■ **What is required**
Scan the data that follows and count the lines with the string "this"; answer with the count alone.

[Stored dataset items]
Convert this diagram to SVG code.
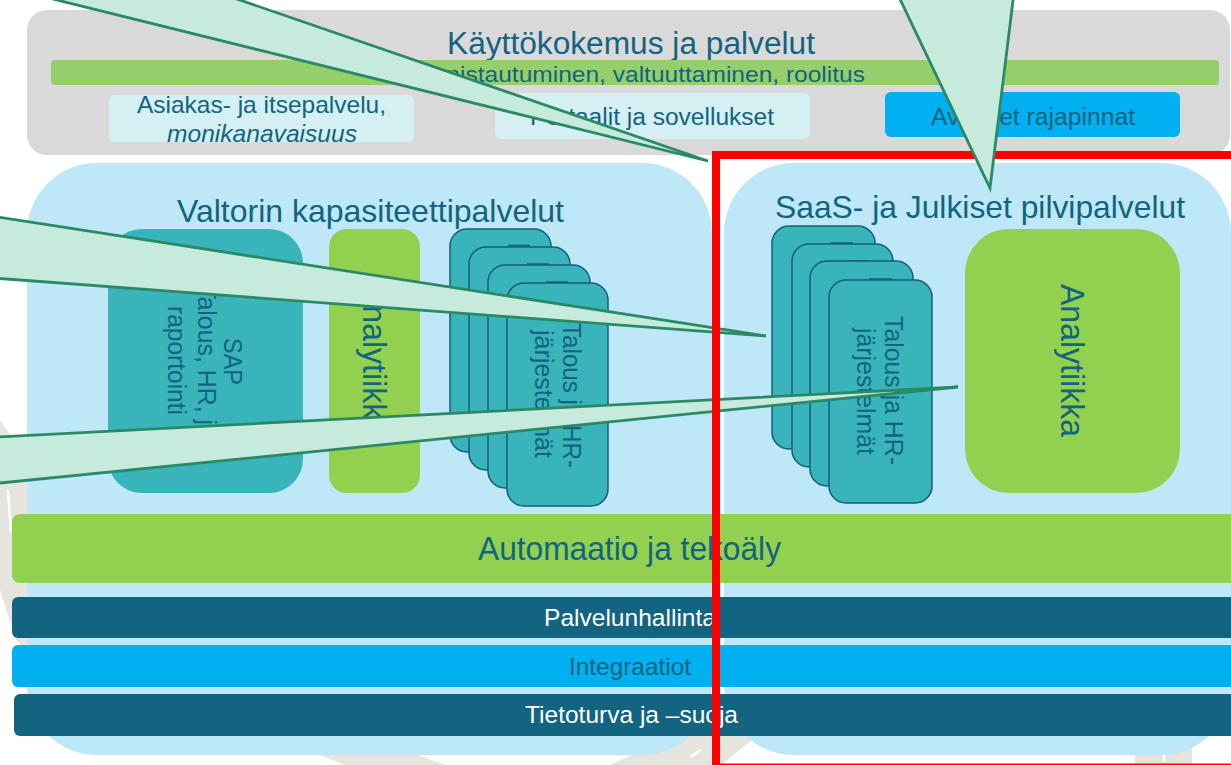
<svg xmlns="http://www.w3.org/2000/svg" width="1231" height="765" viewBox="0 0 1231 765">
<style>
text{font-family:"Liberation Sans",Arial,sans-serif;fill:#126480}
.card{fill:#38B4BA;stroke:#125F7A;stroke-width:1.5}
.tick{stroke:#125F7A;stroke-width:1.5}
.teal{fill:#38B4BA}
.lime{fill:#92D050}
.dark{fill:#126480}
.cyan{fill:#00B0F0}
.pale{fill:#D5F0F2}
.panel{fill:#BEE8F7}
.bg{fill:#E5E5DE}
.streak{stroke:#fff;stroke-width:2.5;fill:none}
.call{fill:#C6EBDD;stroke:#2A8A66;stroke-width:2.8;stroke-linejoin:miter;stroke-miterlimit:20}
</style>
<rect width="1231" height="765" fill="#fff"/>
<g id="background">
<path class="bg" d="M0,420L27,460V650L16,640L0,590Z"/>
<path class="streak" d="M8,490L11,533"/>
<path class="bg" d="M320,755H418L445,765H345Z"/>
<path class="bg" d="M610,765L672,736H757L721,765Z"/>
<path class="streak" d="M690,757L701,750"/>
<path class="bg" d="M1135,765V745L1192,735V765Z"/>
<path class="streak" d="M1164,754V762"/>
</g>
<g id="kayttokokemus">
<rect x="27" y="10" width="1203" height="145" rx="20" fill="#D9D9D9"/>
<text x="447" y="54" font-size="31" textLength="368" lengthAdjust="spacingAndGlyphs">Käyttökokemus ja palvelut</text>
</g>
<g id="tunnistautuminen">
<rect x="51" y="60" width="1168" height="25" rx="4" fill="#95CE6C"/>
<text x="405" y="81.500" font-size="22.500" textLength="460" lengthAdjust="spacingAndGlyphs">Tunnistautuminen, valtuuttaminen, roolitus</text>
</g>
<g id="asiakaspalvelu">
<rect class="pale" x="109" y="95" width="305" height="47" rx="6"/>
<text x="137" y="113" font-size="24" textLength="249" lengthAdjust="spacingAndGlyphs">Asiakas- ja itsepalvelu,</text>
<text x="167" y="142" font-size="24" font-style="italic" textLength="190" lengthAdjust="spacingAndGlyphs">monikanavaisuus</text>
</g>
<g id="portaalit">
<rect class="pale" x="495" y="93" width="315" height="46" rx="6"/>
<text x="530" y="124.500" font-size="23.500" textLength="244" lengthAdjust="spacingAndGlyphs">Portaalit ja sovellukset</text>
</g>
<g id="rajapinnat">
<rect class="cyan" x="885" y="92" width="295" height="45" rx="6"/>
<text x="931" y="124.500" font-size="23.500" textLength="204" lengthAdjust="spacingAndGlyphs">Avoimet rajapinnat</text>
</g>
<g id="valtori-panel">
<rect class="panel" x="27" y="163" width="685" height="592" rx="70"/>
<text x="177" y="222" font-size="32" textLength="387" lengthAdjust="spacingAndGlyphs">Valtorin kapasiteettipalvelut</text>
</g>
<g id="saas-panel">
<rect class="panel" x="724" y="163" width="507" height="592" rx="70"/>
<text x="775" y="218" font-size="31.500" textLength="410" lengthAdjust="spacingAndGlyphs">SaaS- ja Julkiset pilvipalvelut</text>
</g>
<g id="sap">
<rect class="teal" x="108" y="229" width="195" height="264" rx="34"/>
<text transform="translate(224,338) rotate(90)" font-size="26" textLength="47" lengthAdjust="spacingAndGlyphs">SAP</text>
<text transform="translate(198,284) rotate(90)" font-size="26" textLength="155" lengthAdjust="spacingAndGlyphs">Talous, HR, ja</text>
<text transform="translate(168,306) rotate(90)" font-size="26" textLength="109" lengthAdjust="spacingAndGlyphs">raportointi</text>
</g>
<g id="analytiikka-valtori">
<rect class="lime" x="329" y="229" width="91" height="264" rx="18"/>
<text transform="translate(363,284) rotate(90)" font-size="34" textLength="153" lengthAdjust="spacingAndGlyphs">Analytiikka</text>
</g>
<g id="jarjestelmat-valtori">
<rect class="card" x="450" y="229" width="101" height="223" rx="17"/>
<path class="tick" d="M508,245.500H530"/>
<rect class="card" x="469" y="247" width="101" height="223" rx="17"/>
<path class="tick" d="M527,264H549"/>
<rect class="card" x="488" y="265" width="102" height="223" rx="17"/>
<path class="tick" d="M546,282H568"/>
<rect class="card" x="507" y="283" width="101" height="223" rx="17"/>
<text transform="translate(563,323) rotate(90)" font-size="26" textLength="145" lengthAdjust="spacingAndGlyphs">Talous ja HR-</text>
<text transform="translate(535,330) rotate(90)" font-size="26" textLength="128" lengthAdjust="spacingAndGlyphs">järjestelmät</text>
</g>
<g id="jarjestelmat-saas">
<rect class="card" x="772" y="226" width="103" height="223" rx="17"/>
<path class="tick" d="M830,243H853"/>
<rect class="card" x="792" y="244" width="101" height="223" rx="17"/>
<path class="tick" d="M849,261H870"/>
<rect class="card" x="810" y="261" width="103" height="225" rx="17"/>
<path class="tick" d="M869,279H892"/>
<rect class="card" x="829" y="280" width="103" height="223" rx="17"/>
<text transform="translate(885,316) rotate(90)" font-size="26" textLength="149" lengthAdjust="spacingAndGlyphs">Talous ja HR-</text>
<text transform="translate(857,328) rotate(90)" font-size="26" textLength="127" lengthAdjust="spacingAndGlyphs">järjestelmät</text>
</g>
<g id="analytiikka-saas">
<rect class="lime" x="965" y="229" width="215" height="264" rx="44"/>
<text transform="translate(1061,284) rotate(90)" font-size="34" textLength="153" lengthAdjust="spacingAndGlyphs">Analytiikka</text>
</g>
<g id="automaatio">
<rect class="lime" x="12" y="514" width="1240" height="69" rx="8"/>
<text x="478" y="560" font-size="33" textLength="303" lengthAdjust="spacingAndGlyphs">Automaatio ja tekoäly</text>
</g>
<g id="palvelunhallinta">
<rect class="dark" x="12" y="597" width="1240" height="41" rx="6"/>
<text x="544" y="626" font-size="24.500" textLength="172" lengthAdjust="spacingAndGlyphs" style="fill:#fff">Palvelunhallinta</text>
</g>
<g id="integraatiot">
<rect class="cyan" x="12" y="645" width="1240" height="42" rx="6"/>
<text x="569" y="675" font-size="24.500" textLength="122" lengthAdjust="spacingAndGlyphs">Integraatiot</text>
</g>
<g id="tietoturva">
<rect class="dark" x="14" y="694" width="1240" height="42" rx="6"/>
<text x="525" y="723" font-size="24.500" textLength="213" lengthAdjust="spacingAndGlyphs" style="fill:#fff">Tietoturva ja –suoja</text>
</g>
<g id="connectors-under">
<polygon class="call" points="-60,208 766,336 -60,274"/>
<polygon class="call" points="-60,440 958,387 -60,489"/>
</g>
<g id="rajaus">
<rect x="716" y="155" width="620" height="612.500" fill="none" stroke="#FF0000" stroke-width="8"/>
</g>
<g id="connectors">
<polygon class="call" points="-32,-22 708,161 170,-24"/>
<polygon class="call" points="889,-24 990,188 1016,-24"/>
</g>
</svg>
* * *
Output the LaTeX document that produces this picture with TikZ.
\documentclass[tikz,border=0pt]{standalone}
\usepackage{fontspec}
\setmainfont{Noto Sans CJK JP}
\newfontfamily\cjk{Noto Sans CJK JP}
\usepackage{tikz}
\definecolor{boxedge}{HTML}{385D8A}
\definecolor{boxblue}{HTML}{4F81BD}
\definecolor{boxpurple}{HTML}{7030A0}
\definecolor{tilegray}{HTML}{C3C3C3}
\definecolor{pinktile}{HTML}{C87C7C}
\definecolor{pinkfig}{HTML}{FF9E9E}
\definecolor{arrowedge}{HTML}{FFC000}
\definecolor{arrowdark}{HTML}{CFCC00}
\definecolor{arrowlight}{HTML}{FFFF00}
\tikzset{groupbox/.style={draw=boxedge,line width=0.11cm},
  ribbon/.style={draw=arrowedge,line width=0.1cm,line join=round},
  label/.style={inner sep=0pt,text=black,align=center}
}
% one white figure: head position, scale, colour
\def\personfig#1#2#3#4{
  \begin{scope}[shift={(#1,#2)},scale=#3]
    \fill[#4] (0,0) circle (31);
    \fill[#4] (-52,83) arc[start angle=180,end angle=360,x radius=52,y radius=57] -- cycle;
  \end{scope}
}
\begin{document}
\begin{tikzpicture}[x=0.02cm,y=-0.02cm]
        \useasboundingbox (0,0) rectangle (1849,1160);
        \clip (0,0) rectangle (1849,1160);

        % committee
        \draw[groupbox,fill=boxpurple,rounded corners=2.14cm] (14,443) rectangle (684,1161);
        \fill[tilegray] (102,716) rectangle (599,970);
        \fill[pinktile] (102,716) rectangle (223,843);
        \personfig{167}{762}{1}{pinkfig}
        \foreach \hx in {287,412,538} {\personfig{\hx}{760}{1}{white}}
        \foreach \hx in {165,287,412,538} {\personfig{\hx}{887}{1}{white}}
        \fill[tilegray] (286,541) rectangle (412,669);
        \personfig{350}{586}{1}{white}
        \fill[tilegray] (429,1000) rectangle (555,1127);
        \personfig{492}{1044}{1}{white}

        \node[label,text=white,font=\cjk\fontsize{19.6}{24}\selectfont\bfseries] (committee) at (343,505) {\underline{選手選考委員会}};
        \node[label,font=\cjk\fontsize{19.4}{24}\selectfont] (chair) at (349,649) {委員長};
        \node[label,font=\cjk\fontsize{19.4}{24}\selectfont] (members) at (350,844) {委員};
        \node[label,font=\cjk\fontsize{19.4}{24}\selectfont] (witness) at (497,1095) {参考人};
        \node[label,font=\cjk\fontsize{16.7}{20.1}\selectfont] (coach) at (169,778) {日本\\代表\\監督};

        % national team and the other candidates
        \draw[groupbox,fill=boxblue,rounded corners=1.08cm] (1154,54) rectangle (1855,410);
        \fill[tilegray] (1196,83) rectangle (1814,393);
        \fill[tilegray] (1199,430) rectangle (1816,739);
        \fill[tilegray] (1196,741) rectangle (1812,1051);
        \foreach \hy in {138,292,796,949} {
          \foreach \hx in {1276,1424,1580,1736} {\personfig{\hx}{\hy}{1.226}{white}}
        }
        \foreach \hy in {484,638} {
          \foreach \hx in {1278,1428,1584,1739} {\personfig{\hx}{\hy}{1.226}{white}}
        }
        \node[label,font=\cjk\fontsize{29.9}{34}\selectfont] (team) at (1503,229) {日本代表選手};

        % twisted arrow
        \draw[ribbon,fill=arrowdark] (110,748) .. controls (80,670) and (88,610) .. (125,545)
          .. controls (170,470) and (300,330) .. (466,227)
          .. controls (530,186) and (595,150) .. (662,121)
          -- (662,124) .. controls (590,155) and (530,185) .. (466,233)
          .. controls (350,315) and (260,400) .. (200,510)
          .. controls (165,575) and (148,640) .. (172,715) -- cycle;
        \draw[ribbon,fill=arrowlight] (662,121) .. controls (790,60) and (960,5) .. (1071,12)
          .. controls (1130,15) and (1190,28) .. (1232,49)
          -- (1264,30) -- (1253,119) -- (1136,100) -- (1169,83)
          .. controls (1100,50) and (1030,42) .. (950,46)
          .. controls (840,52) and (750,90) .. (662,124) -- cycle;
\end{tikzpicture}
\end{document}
...
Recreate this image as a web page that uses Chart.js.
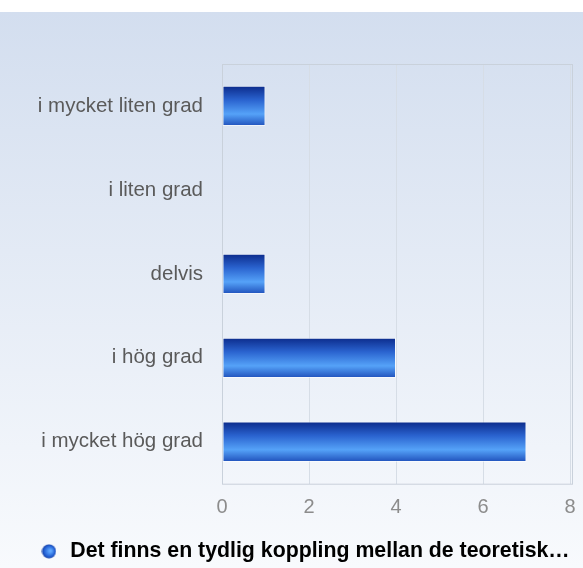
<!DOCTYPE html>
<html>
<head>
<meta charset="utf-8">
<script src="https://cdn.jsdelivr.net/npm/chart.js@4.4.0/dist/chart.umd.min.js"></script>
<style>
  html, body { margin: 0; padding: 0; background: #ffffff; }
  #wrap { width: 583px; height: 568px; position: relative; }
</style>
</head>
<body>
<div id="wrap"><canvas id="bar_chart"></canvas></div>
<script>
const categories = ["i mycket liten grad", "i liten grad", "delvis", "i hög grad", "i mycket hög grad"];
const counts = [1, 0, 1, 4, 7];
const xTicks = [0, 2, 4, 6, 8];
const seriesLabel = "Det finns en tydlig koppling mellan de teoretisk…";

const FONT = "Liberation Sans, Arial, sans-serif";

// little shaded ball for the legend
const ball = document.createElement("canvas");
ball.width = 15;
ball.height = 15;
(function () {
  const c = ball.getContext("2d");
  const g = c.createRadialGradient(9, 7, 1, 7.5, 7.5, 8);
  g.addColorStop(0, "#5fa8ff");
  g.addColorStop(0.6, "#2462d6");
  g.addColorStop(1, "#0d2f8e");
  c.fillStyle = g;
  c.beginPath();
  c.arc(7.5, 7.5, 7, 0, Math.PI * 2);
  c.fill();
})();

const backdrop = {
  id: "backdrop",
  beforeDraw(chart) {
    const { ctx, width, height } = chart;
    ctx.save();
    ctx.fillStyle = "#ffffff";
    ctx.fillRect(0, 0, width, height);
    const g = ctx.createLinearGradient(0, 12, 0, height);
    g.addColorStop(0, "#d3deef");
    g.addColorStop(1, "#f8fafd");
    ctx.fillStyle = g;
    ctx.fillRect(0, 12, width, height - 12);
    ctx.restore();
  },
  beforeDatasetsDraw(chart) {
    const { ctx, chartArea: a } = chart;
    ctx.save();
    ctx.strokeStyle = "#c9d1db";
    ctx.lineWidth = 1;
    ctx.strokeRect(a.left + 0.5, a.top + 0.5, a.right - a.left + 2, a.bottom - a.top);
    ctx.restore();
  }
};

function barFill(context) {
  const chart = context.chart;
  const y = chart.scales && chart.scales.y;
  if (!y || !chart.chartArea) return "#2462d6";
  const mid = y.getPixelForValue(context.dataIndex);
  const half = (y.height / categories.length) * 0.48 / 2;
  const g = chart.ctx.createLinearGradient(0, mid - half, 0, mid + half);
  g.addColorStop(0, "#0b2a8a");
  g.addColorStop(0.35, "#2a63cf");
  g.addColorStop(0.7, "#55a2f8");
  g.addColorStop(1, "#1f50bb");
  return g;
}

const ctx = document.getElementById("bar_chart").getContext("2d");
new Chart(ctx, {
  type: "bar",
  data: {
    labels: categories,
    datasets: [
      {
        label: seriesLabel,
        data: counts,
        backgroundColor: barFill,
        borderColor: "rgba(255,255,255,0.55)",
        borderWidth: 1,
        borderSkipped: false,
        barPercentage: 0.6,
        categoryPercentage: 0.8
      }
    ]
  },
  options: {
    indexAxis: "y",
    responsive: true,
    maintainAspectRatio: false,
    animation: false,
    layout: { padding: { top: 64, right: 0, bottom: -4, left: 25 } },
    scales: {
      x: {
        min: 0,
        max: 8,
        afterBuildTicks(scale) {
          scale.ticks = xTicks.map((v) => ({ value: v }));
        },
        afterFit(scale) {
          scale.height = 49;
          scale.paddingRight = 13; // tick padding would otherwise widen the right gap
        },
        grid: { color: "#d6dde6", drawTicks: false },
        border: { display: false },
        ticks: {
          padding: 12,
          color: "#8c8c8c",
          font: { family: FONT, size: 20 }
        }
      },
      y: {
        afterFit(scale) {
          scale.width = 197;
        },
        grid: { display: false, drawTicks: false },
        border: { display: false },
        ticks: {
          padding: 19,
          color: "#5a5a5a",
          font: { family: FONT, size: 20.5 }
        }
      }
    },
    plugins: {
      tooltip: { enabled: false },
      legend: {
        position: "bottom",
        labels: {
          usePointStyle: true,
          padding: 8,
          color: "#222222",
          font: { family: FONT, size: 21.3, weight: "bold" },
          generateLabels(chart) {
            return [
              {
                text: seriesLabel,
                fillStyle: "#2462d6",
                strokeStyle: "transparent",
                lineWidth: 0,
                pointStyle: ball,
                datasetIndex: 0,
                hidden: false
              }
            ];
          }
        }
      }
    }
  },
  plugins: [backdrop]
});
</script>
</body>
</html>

■ **Response**
3